Your task
Return the number of lines in which the word "this" appears; add nothing else.

Data lines

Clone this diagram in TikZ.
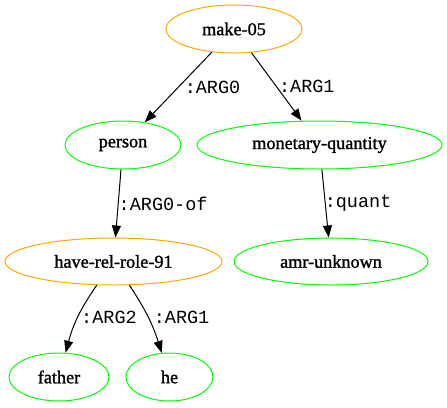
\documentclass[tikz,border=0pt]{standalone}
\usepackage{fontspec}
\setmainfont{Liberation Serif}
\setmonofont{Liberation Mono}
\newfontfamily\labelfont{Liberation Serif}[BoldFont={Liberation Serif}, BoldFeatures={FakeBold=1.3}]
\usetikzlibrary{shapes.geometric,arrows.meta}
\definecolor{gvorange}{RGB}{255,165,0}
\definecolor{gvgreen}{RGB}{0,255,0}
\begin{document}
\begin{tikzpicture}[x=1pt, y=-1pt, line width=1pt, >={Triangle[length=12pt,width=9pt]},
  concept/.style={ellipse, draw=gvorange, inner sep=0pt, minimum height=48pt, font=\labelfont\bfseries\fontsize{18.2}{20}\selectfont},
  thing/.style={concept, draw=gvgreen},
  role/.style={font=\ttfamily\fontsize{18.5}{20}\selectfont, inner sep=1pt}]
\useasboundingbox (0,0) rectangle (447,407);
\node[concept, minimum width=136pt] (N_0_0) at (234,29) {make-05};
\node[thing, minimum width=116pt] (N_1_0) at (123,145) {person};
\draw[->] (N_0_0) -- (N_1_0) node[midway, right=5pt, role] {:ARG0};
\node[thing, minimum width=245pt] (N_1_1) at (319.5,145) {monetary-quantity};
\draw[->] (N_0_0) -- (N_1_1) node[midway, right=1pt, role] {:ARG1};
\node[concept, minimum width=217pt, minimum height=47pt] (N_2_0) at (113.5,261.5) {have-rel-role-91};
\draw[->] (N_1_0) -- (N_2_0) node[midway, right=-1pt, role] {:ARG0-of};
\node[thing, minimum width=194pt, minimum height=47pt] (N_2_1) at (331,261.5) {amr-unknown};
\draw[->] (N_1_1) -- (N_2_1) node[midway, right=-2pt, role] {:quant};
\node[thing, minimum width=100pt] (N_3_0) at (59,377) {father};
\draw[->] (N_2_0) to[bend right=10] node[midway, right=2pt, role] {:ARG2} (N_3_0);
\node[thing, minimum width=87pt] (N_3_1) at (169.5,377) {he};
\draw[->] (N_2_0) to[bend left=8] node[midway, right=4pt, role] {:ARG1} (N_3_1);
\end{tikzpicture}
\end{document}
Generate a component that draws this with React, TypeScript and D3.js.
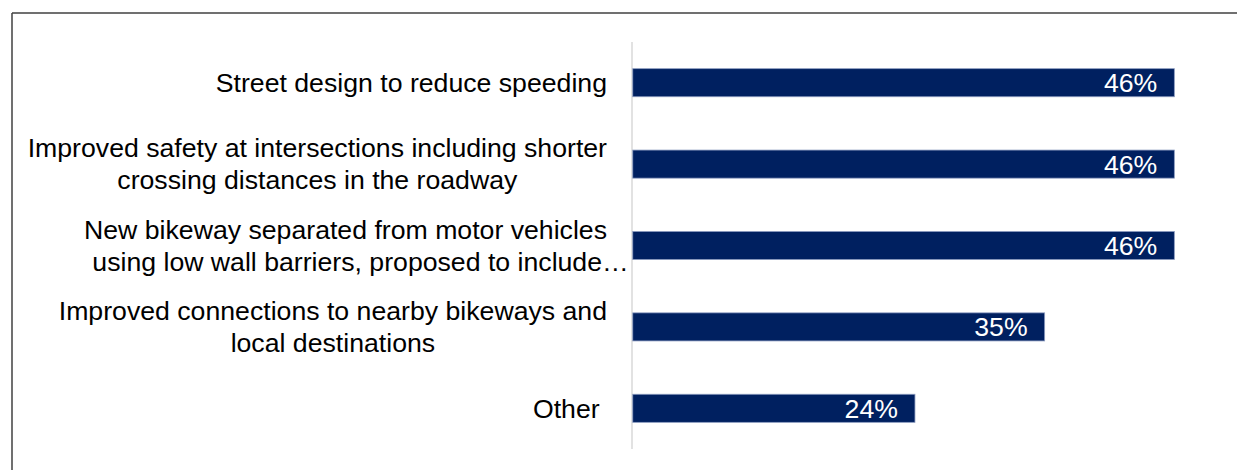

Response to the exercise
2